NEAL WOOLRICH, PRESENTER: Takeover activity in the resources sector is starting to heat up again, with Shell and Petrochina teaming up for a $500 million bid for the Queensland coal seam gas outfit Bow Energy.

While it's not a massive deal, there's increasing speculation that China is about to unleash a new wave of buying physical resources, having become deeply disenchanted with its huge investments in US debt.

Stephen Letts reports.

STEPHEN LETTS, PRESENTER: China is absolutely flush with cash. Its foreign reserves are well over $3 trillion and rising rapidly on the back of a current account surplus that looks like being about $250 billion this year. Its economy is steaming along, growing at about 9 per cent a year and there's every likelihood it will be the world's largest economy before the decade's through.

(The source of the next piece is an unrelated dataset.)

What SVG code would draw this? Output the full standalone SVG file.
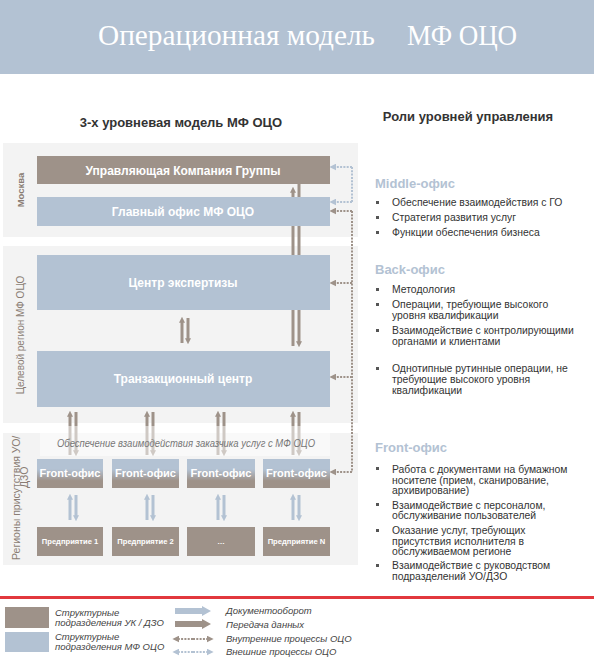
<svg xmlns="http://www.w3.org/2000/svg" width="594" height="665" viewBox="0 0 594 665">
<defs>
<style>
.sans{font-family:"Liberation Sans",Arial,sans-serif}
.band{fill:#f3f3f3}
.brown{fill:#9e9289}
.blue{fill:#b3c2d3}
.btxt{font-family:"Liberation Sans",Arial,sans-serif;font-weight:bold;fill:#fff;text-anchor:middle}
.side{font-family:"Liberation Sans",Arial,sans-serif;fill:#8a7d74}
.role{font-family:"Liberation Sans",Arial,sans-serif;font-size:10.4px;fill:#333}
.rhead{font-family:"Liberation Sans",Arial,sans-serif;font-size:13px;font-weight:bold;fill:#b3c2d3}
.bul{fill:#555}
.lb{stroke:#9e9289;stroke-width:3;fill:none}
.ll{stroke:#b3c2d3;stroke-width:3;fill:none}
.db{stroke:#9e9289;stroke-width:2;stroke-dasharray:2 1.3;fill:none}
.dl{stroke:#b3c2d3;stroke-width:2;stroke-dasharray:2 1.3;fill:none}
.leg{font-family:"Liberation Sans",Arial,sans-serif;font-size:9.5px;font-style:italic;fill:#444}
</style>
<linearGradient id="fg" x1="0" y1="0" x2="0" y2="1">
<stop offset="0" stop-color="#b3c2d3"/>
<stop offset="0.35" stop-color="#b3c2d3"/>
<stop offset="0.75" stop-color="#9e9289"/>
<stop offset="1" stop-color="#9e9289"/>
</linearGradient>
<marker id="aB" viewBox="0 0 10 10" refX="3" refY="5" markerWidth="6" markerHeight="6" markerUnits="userSpaceOnUse" orient="auto"><path d="M0,0 L10,5 L0,10 z" fill="#9e9289"/></marker>
<marker id="aL" viewBox="0 0 10 10" refX="3" refY="5" markerWidth="6" markerHeight="6" markerUnits="userSpaceOnUse" orient="auto"><path d="M0,0 L10,5 L0,10 z" fill="#b3c2d3"/></marker>
<marker id="dB" viewBox="0 0 10 10" refX="2" refY="5" markerWidth="7" markerHeight="7" markerUnits="userSpaceOnUse" orient="auto"><path d="M0,0 L10,5 L0,10 z" fill="#9e9289"/></marker>
<marker id="dL" viewBox="0 0 10 10" refX="2" refY="5" markerWidth="7" markerHeight="7" markerUnits="userSpaceOnUse" orient="auto"><path d="M0,0 L10,5 L0,10 z" fill="#b3c2d3"/></marker>
</defs>

<g id="header">
<rect x="0" y="0" width="594" height="74" fill="#b3c2d3"/>
<text x="98" y="45" font-family="'Liberation Serif','Times New Roman',serif" font-size="30" fill="#fff" textLength="277" lengthAdjust="spacingAndGlyphs">Операционная модель</text>
<text x="407" y="45" font-family="'Liberation Serif','Times New Roman',serif" font-size="30" fill="#fff" textLength="110" lengthAdjust="spacingAndGlyphs">МФ ОЦО</text>
</g>

<g id="headings" class="sans" font-weight="bold" font-size="13" fill="#333">
<text x="181" y="127" text-anchor="middle">3-х уровневая модель МФ ОЦО</text>
<text x="468" y="121" text-anchor="middle">Роли уровней управления</text>
</g>

<g id="bands">
<rect class="band" x="3" y="143" width="355" height="94"/>
<rect class="band" x="3" y="246" width="355" height="177"/>
<rect class="band" x="3" y="433" width="355" height="132"/>
<text class="side" transform="translate(24,190) rotate(-90)" font-size="9.5" font-weight="bold" text-anchor="middle">Москва</text>
<text class="side" transform="translate(24,335) rotate(-90)" font-size="10" text-anchor="middle">Целевой регион  МФ ОЦО</text>
<text class="side" transform="translate(20,560) rotate(-90)" font-size="10.5" fill="#8a8580">Регионы присутствия УО/</text>
<text class="side" transform="translate(28,488) rotate(-90)" font-size="10.5" fill="#8a8580">ДЗО</text>
</g>

<g id="connectors">
<line class="lb" x1="293" y1="346" x2="293" y2="191" marker-end="url(#aB)"/>
<line class="lb" x1="299" y1="176" x2="299" y2="343" marker-end="url(#aB)"/>
<line class="lb" x1="182" y1="343" x2="182" y2="321" marker-end="url(#aB)"/>
<line class="lb" x1="188" y1="318" x2="188" y2="340" marker-end="url(#aB)"/>
<line class="lb" x1="70" y1="455" x2="70" y2="415" marker-end="url(#aB)"/>
<line class="lb" x1="76" y1="412" x2="76" y2="452" marker-end="url(#aB)"/>
<line class="lb" x1="147" y1="455" x2="147" y2="415" marker-end="url(#aB)"/>
<line class="lb" x1="153" y1="412" x2="153" y2="452" marker-end="url(#aB)"/>
<line class="lb" x1="218" y1="455" x2="218" y2="415" marker-end="url(#aB)"/>
<line class="lb" x1="224" y1="412" x2="224" y2="452" marker-end="url(#aB)"/>
<line class="lb" x1="293" y1="455" x2="293" y2="415" marker-end="url(#aB)"/>
<line class="lb" x1="299" y1="412" x2="299" y2="452" marker-end="url(#aB)"/>
<line class="ll" x1="70" y1="520" x2="70" y2="498" marker-end="url(#aL)"/>
<line class="ll" x1="76" y1="495" x2="76" y2="517" marker-end="url(#aL)"/>
<line class="ll" x1="147" y1="520" x2="147" y2="498" marker-end="url(#aL)"/>
<line class="ll" x1="153" y1="495" x2="153" y2="517" marker-end="url(#aL)"/>
<line class="ll" x1="218" y1="520" x2="218" y2="498" marker-end="url(#aL)"/>
<line class="ll" x1="224" y1="495" x2="224" y2="517" marker-end="url(#aL)"/>
<line class="ll" x1="293" y1="520" x2="293" y2="498" marker-end="url(#aL)"/>
<line class="ll" x1="299" y1="495" x2="299" y2="517" marker-end="url(#aL)"/>
<path class="dl" d="M352,167 L352,202"/>
<line class="dl" x1="352" y1="167" x2="335" y2="167" marker-end="url(#dL)"/>
<line class="dl" x1="352" y1="202" x2="335" y2="202" marker-end="url(#dL)"/>
<path class="db" d="M352,211 L352,472"/>
<line class="db" x1="352" y1="211" x2="335" y2="211" marker-end="url(#dB)"/>
<line class="db" x1="352" y1="283" x2="335" y2="283" marker-end="url(#dB)"/>
<line class="db" x1="352" y1="377" x2="335" y2="377" marker-end="url(#dB)"/>
<line class="db" x1="352" y1="472" x2="335" y2="472" marker-end="url(#dB)"/>
</g>

<g id="uk">
<rect class="brown" x="37" y="156" width="293" height="28"/>
<text class="btxt" x="183" y="175" font-size="12">Управляющая Компания Группы</text>
</g>
<g id="go">
<rect class="blue" x="37" y="197" width="293" height="29"/>
<text class="btxt" x="183" y="216" font-size="12">Главный офис МФ ОЦО</text>
</g>
<g id="expertise">
<rect class="blue" x="37" y="255" width="293" height="55"/>
<text class="btxt" x="183" y="287" font-size="12">Центр экспертизы</text>
</g>
<g id="transaction">
<rect class="blue" x="37" y="351" width="293" height="56"/>
<text class="btxt" x="183" y="383" font-size="12">Транзакционный центр</text>
</g>

<g id="provision-label">
<rect x="40" y="426" width="290" height="30" fill="#fff" fill-opacity="0.5"/>
<text class="sans" x="186" y="447" font-size="10" font-style="italic" fill="#777" text-anchor="middle" textLength="258" lengthAdjust="spacingAndGlyphs">Обеспечение взаимодействия заказчика услуг с МФ ОЦО</text>
</g>

<g id="front1"><rect x="37" y="459" width="66" height="29" fill="url(#fg)"/><text class="btxt" x="70" y="477" font-size="11">Front-офис</text></g>
<g id="front2"><rect x="112" y="459" width="67" height="29" fill="url(#fg)"/><text class="btxt" x="145.5" y="477" font-size="11">Front-офис</text></g>
<g id="front3"><rect x="187" y="459" width="68" height="29" fill="url(#fg)"/><text class="btxt" x="221" y="477" font-size="11">Front-офис</text></g>
<g id="front4"><rect x="263" y="459" width="67" height="29" fill="url(#fg)"/><text class="btxt" x="296.5" y="477" font-size="11">Front-офис</text></g>

<g id="ent1"><rect class="brown" x="37" y="527" width="66" height="29"/><text class="btxt" x="70" y="544" font-size="7.6">Предприятие 1</text></g>
<g id="ent2"><rect class="brown" x="112" y="527" width="67" height="29"/><text class="btxt" x="145.5" y="544" font-size="7.6">Предприятие 2</text></g>
<g id="ent3"><rect class="brown" x="187" y="527" width="68" height="29"/><text class="btxt" x="221" y="544" font-size="7.6">…</text></g>
<g id="entN"><rect class="brown" x="263" y="527" width="67" height="29"/><text class="btxt" x="296.5" y="544" font-size="7.6">Предприятие N</text></g>

<g id="roles">
<text class="rhead" x="375" y="188">Middle-офис</text>
<rect class="bul" x="376" y="201" width="3" height="3"/>
<rect class="bul" x="376" y="216" width="3" height="3"/>
<rect class="bul" x="376" y="231" width="3" height="3"/>
<text class="role" x="392" y="206">Обеспечение  взаимодействия с ГО</text>
<text class="role" x="392" y="221">Стратегия развития услуг</text>
<text class="role" x="392" y="236">Функции обеспечения бизнеса</text>

<text class="rhead" x="375" y="274">Back-офис</text>
<rect class="bul" x="376" y="288" width="3" height="3"/>
<rect class="bul" x="376" y="303" width="3" height="3"/>
<rect class="bul" x="376" y="329" width="3" height="3"/>
<rect class="bul" x="376" y="367" width="3" height="3"/>
<text class="role" x="392" y="293">Методология</text>
<text class="role" x="392" y="308">Операции, требующие высокого</text>
<text class="role" x="392" y="319">уровня квалификации</text>
<text class="role" x="392" y="334">Взаимодействие с контролирующими</text>
<text class="role" x="392" y="345">органами и клиентами</text>
<text class="role" x="392" y="372">Однотипные рутинные операции, не</text>
<text class="role" x="392" y="383">требующие высокого уровня</text>
<text class="role" x="392" y="394">квалификации</text>

<text class="rhead" x="375" y="452">Front-офис</text>
<rect class="bul" x="376" y="467" width="3" height="3"/>
<rect class="bul" x="376" y="503" width="3" height="3"/>
<rect class="bul" x="376" y="529" width="3" height="3"/>
<rect class="bul" x="376" y="564" width="3" height="3"/>
<text class="role" x="392" y="473">Работа с документами на бумажном</text>
<text class="role" x="392" y="483.5">носителе (прием, сканирование,</text>
<text class="role" x="392" y="494">архивирование)</text>
<text class="role" x="392" y="508.5">Взаимодействие с персоналом,</text>
<text class="role" x="392" y="519">обслуживание пользователей</text>
<text class="role" x="392" y="534">Оказание услуг, требующих</text>
<text class="role" x="392" y="544.5">присутствия исполнителя в</text>
<text class="role" x="392" y="555">обслуживаемом регионе</text>
<text class="role" x="392" y="569">Взаимодействие с руководством</text>
<text class="role" x="392" y="579.5">подразделений УО/ДЗО</text>
</g>

<g id="divider">
<rect x="0" y="596" width="594" height="3" fill="#e2383d"/>
</g>

<g id="legend">
<rect class="brown" x="5" y="607" width="44" height="21"/>
<rect class="blue" x="5" y="632" width="44" height="20"/>
<text class="leg" x="55" y="616">Структурные</text>
<text class="leg" x="55" y="625.5">подразделения УК / ДЗО</text>
<text class="leg" x="55" y="640">Структурные</text>
<text class="leg" x="55" y="649.5">подразделения МФ ОЦО</text>
<path d="M175,608 L202,608 L202,606 L211,611 L202,616 L202,614 L175,614 z" fill="#b3c2d3"/>
<path d="M175,621 L202,621 L202,619 L211,624 L202,629 L202,627 L175,627 z" fill="#9e9289"/>
<line class="db" x1="193" y1="639" x2="178" y2="639" marker-end="url(#dB)"/>
<line class="db" x1="193" y1="639" x2="208" y2="639" marker-end="url(#dB)"/>
<line class="dl" x1="193" y1="652" x2="178" y2="652" marker-end="url(#dL)"/>
<line class="dl" x1="193" y1="652" x2="208" y2="652" marker-end="url(#dL)"/>
<text class="leg" x="226" y="614" font-size="10">Документооборот</text>
<text class="leg" x="226" y="628" font-size="10">Передача данных</text>
<text class="leg" x="226" y="642" font-size="10">Внутренние процессы ОЦО</text>
<text class="leg" x="226" y="655" font-size="10">Внешние процессы ОЦО</text>
</g>
</svg>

As voracious as its domestic economy is, it can't soak up the frenetic output from its industrial base, which is now responsible for about 10 per cent of global trade. While that surplus of cash is a nice problem to have, it's still a problem.

DUNCAN INNES-KER, SENIOR EDITOR, ECONOMIST INTELLIGENCE UNIT: Particularly in a country where you've got a managed exchange rate. If you don't want the currency to appreciate and you have a big inflow of foreign funds, you have to take those foreign funds and push them out of the country again.

STEPHEN LETTS: Those funds traditionally have been pushed into safe havens like US treasury bonds, making China America's biggest foreign creditor, holding about $1.2 trillion of its debt.
The head of the Economist Intelligence Unit's Beijing office, Duncan Innes-Ker, says the very low returns and concerns about the greenback's future has China looking to diversify its investments - and that most likely means increasing its appetite for risk, with mergers and acquisitions.

DUNCAN INNES-KER: There's certainly going to be an increase. I mean, if we remember just 5 years ago we were talking about Chinese outbound direct investment of merely, sort of $10 to $20 billion a year. Now we're looking at that moving up by a factor of 10 in the next few years - most people expecting a $US100 billion of outbound investment on an annual basis at least by 2012-2013.